------ EXERCISE MATERIALS

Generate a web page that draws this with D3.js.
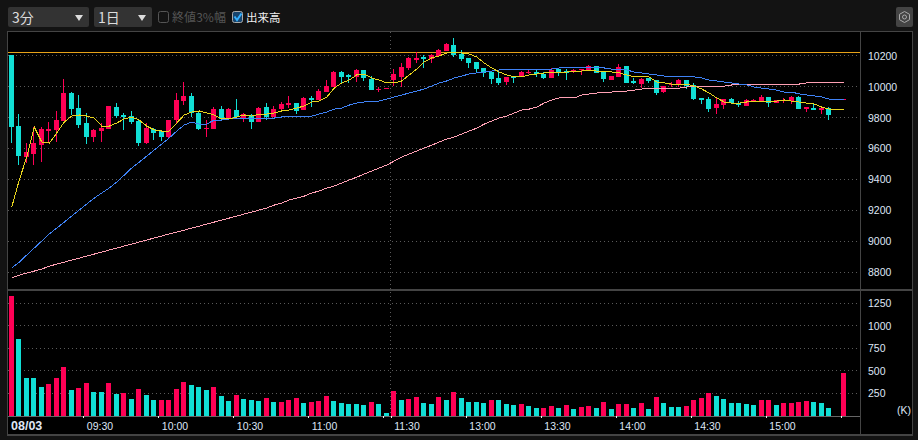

------------
------ EXERCISE MATERIALS

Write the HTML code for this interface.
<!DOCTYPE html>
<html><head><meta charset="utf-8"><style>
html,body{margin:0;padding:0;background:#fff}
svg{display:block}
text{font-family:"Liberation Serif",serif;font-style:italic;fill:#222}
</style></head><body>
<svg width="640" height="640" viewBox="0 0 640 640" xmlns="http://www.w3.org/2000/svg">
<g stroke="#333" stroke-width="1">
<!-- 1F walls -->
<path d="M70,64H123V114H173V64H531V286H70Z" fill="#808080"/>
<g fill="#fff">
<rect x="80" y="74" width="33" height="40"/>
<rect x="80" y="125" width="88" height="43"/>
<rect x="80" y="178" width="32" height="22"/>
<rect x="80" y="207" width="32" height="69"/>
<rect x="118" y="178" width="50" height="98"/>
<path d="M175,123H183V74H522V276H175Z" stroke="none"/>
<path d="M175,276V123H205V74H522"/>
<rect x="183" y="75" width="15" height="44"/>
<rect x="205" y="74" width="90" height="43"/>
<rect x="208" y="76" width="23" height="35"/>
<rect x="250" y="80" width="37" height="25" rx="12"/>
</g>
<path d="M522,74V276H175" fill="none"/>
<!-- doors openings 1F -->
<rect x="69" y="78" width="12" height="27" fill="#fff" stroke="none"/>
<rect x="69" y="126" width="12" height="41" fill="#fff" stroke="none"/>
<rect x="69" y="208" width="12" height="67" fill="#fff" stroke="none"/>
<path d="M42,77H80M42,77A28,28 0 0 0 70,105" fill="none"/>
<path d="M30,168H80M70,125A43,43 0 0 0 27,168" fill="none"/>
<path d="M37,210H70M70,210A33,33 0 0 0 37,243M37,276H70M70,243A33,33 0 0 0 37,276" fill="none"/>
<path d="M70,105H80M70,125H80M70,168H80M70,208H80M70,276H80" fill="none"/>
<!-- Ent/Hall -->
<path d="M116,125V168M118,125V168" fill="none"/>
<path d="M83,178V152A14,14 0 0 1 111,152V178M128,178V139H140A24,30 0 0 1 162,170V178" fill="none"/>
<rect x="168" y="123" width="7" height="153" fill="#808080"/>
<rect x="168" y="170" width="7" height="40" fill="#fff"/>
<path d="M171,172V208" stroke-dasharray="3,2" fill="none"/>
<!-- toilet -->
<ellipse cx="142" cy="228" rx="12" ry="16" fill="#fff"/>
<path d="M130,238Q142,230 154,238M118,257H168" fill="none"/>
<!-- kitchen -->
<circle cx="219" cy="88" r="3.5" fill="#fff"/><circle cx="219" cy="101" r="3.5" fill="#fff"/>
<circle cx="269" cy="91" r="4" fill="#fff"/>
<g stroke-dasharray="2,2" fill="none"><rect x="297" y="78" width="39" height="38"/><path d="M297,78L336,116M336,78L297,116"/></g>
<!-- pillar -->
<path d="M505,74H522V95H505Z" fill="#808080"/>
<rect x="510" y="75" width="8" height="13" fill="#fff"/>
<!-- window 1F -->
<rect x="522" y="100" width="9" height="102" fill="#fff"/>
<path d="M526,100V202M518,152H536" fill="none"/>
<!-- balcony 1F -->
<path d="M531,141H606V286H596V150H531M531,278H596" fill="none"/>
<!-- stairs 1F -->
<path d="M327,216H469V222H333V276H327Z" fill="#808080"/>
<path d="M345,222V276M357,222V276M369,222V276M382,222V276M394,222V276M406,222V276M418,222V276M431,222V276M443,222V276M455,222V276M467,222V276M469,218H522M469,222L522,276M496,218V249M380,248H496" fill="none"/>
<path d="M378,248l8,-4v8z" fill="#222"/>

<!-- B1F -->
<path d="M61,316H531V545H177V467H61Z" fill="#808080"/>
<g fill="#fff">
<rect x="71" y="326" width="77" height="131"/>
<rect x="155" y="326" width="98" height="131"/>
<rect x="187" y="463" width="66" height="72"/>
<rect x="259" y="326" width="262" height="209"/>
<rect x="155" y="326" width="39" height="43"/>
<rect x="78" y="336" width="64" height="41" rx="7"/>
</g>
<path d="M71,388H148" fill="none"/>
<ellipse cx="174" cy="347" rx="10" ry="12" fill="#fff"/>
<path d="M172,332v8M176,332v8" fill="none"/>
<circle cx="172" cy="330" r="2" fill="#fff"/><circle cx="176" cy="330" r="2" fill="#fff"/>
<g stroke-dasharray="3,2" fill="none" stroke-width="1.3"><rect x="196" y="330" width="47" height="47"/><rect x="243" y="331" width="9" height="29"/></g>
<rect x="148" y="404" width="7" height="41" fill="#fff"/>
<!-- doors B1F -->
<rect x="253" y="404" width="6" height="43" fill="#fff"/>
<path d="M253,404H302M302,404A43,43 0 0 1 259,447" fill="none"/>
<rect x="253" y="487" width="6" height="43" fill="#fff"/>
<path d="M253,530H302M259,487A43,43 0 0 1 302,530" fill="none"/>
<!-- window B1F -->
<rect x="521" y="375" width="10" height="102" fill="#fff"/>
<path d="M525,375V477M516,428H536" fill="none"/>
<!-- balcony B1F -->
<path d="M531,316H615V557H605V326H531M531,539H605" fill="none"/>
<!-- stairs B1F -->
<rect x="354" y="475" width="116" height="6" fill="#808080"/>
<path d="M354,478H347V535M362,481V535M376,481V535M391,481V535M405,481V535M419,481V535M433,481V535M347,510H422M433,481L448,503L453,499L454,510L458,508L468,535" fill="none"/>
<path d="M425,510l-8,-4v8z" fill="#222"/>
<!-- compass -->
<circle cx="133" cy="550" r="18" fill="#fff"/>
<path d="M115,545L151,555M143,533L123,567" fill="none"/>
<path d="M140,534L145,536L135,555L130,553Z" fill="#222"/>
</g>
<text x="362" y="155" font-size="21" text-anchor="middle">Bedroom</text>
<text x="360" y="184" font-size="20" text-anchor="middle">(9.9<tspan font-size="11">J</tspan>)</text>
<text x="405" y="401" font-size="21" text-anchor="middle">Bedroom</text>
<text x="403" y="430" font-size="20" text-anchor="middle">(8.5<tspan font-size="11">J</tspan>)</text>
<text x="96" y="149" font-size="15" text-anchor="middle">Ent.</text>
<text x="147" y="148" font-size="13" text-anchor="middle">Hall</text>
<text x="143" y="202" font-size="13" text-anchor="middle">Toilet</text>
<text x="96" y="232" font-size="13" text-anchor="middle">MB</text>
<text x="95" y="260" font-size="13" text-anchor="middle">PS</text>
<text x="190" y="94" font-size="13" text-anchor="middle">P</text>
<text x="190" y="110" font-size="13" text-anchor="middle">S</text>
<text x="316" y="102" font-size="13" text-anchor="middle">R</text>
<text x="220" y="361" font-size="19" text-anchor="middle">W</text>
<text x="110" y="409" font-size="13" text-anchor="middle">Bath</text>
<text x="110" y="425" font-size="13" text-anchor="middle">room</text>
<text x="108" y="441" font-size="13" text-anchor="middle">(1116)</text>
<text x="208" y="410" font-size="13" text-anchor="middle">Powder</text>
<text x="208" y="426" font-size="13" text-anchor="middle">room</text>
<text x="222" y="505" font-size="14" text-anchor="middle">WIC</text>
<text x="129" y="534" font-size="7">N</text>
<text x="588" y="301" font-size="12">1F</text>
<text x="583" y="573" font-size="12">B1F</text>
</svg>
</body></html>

------------

WORK TO COMPLETE >>
Count every line of the records that holds "this". State the number, nothing else.

COMPLETED TASK >>
2